A Robotic Third Thumb Would Be Handy; The Good News Is That Mostly Anyone Can Learn To Use It Quickly

Karan Kamble

Jun 08, 2024, 12:31 PM | Updated 12:31 PM IST

The robotic 'Third Thumb' designed by Danielle Clode (Photo via Royal College of Art)
The robotic 'Third Thumb' designed by Danielle Clode (Photo via Royal College of Art)
  • In a study involving close to 600 participants, 98 per cent members of the public were able to quickly familiarise themselves with the robotic extra thumb and use it in tasks.
  • I might just be able to type faster — and get more articles out (or so my editors would hope) — with this new robotic device made by a British designer and tested by Cambridge University researchers.

    Danielle Clode, an augmentation and prosthetics designer, has developed the Third Thumb. It’s a 3D-printed thumb extension for one’s hand that’s controlled through the toes.
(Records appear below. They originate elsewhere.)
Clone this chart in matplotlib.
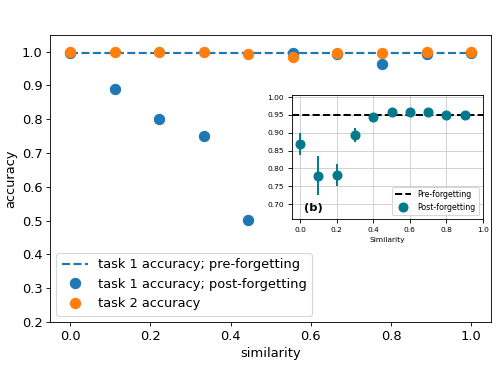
import numpy as np
from matplotlib import pyplot as plt

# main panel data
similarity = np.linspace(0, 1, 10)
pre_forgetting = [0.997] * 10
post_forgetting = [0.997, 0.890, 0.802, 0.750, 0.502, 0.997, 0.993, 0.964, 0.993, 0.997]
task2_acc = [1.000, 1.000, 1.000, 1.000, 0.993, 0.983, 0.995, 0.995, 0.998, 0.998]

# inset panel data
inset_sim = [0.0, 0.1, 0.2, 0.3, 0.4, 0.5, 0.6, 0.7, 0.8, 0.9]
inset_post = [0.869, 0.780, 0.781, 0.894, 0.943, 0.958, 0.959, 0.959, 0.949, 0.949]
inset_err = [0.030, 0.055, 0.031, 0.019, 0.004, 0.004, 0.004, 0.004, 0.004, 0.004]
inset_pre = 0.950

dpi = 498 / 6.4
fig = plt.figure(figsize=(6.4, 374 / dpi), dpi=dpi)
ax = fig.add_axes([0.1004, 0.139, 0.886, 0.768])

ax.plot(similarity, pre_forgetting, '--', c='C0', lw=2, label='task 1 accuracy; pre-forgetting')
ax.plot(similarity, post_forgetting, 'o', c='C0', ms=9.5, label='task 1 accuracy; post-forgetting')
ax.plot(similarity, task2_acc, 'o', c='C1', ms=9.5, label='task 2 accuracy')
ax.set_ylim(0.2, 1.05)
ax.tick_params(labelsize=12)
ax.set_xlabel('similarity', fontsize=12)
ax.set_ylabel('accuracy', fontsize=12)
ax.legend(loc='lower left', fontsize=12)

# inset
ins = fig.add_axes([0.586, 0.414, 0.3835, 0.332])
teal = '#00798c'
ins.axhline(inset_pre, c='k', ls='--', lw=1.8, label='Pre-forgetting')
ins.errorbar(inset_sim, inset_post, yerr=inset_err, fmt='o', c=teal, ms=8.3,
             elinewidth=1.8, label='Post-forgetting')
ins.set_xlim(-0.046, 1.0)
ins.set_ylim(0.658, 1.006)
ins.set_xticks([0.0, 0.2, 0.4, 0.6, 0.8, 1.0])
ins.set_yticks([0.70, 0.75, 0.80, 0.85, 0.90, 0.95, 1.00])
ins.tick_params(labelsize=7)
ins.set_xlabel('Similarity', fontsize=7)
ins.grid(True, color='#cccccc')
ins.text(0.02, 0.69, '(b)', fontsize=10.5, fontweight='bold', va='center')
ins.legend(loc='lower right', fontsize=7.3)

plt.savefig('out.png', dpi=dpi)
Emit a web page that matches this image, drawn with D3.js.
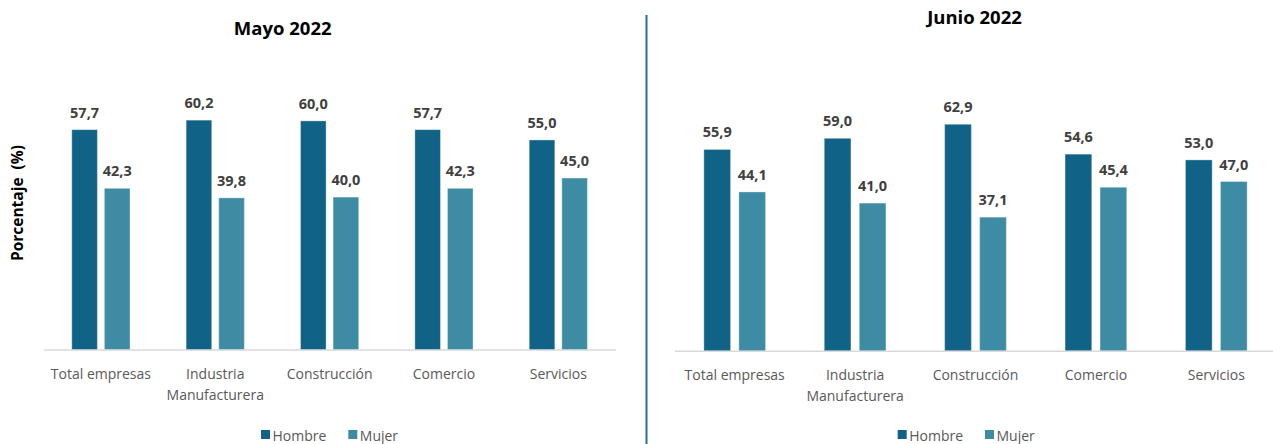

It’s meant to add to the wearer’s abilities — increasing the range of movement, enhancing their grasping capability, and expanding the carrying capacity of the hand.

    “This allows the user to perform tasks that might be otherwise challenging or impossible to complete with one hand or to perform complex multi-handed tasks without having to coordinate with other people,” according to a Cambridge University blog post.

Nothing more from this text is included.